Swiatek won all 12 sets she’s played against Gauff, who at 19 is the only teenager in the top 49 in the world. Gauff said last week that there’s no point in revisiting last year’s final — a 6-1, 6-3 affair — but said Monday that she should rewatch that match because they haven’t met on clay since.

“I don’t want to make the final my biggest accomplishment,” she said. “Since last year I have been wanting to play her, especially at this tournament. I figured that it was going to happen, because I figured I was going to do well, and she was going to do well.

“The way my career has gone so far, if I see a level, and if I’m not quite there at that level, I know I have to improve, and I feel like you don’t really know what you have to improve on until you see that level.”
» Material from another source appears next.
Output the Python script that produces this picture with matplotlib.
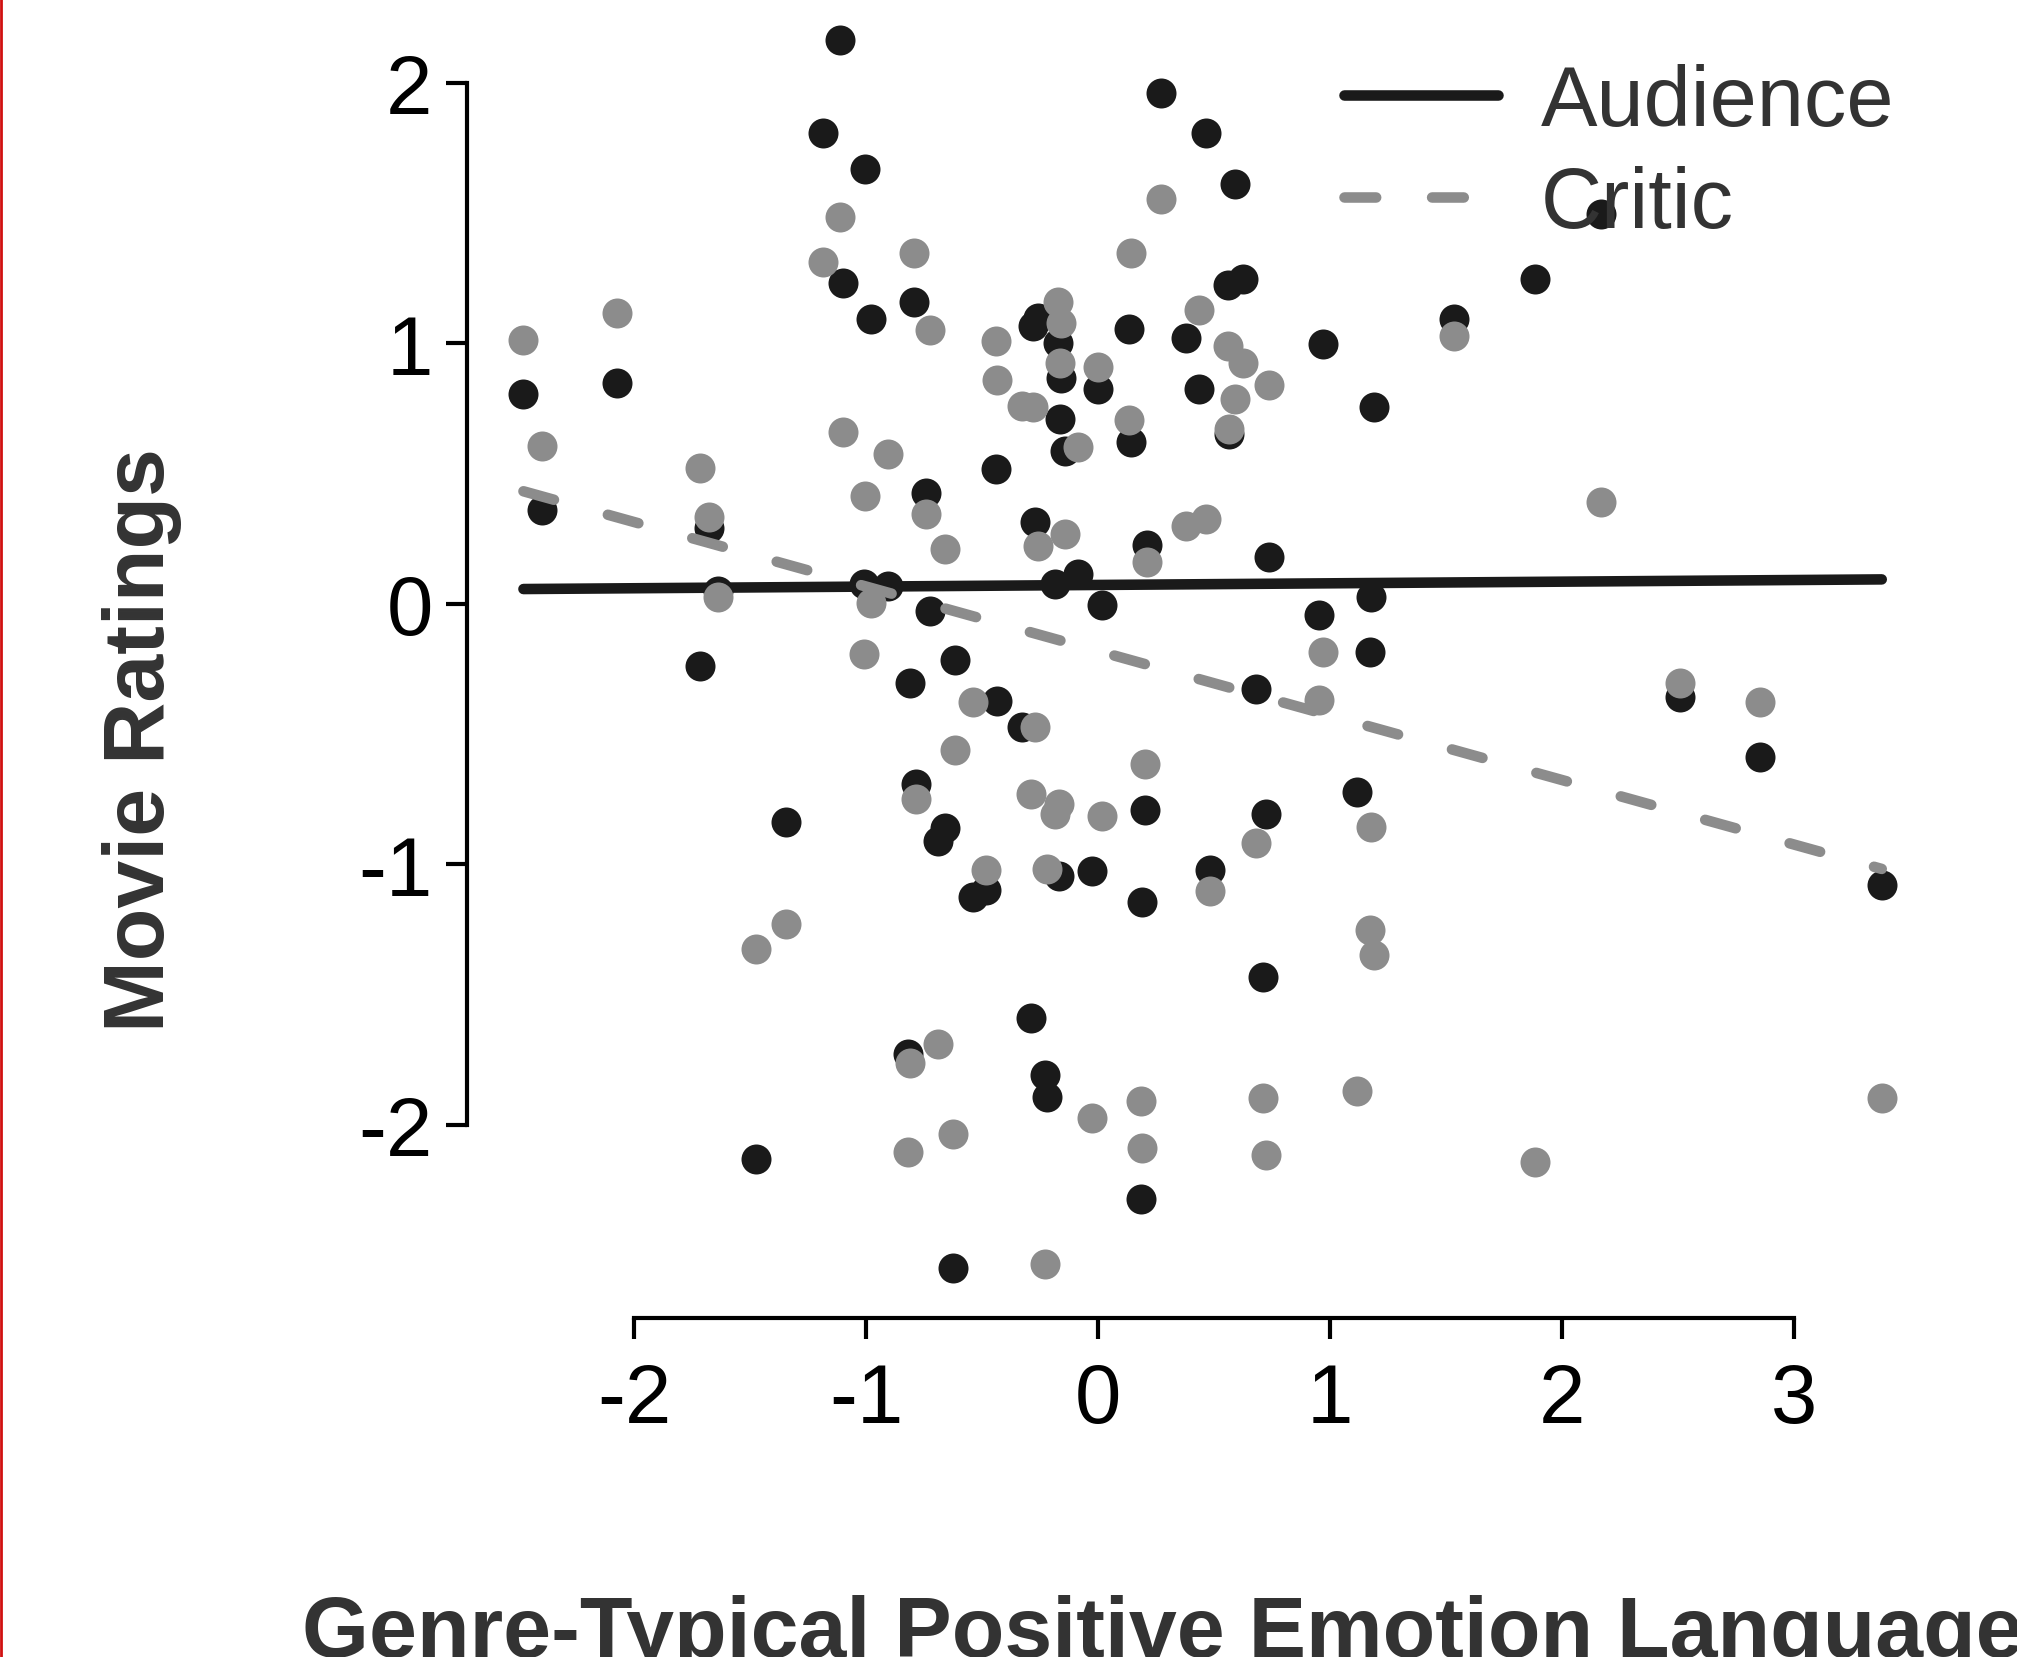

FRENCH OPEN DRAWS: Women | Men | Broadcast Schedule

Also Monday, No. 7 seed Ons Jabeur of Tunisia dispatched 36th-ranked American Bernarda Pera 6-3, 6-1, breaking all eight of Pera’s service games.

Jabeur, runner-up at Wimbledon and the U.S. Open last year, has now reached the quarterfinals of all four majors.

Jabeur next faces 14th-seeded Beatriz Haddad Maia, who won 6-7 (3), 6-3, 7-5 over Spaniard Sara Sorribes Tormo, who played on a protected ranking of 68. Haddad Maia became the second Brazilian woman to reach a Grand Slam quarterfinal in the Open Era (since 1968) after Maria Bueno, who won seven majors from 1959-1966.

Pera, a 28 year-old born in Croatia, was the oldest U.S. singles player to make the fourth round of a major for the first time since Jill Craybas at 2005 Wimbledon. Her defeat left Gauff as the lone American singles player remaining out of the 35 entered in the main draws.

The last American to win a major singles title was Sofia Kenin at the 2020 Australian Open. The 11-major drought matches the longest in history (since 1877) for American men and women combined.

In the men’s draw, 2022 French Open runner-up Casper Ruud reached the quarterfinals by beating 35th-ranked Chilean Nicolas Jarry 7-6 (3), 7-5, 7-5. He’ll next play sixth seed Holger Rune of Denmark, a 7-6 (3), 3-6, 6-4, 1-6, 7-6 (7) winner over 23rd seed Francisco Cerundolo of Argentina.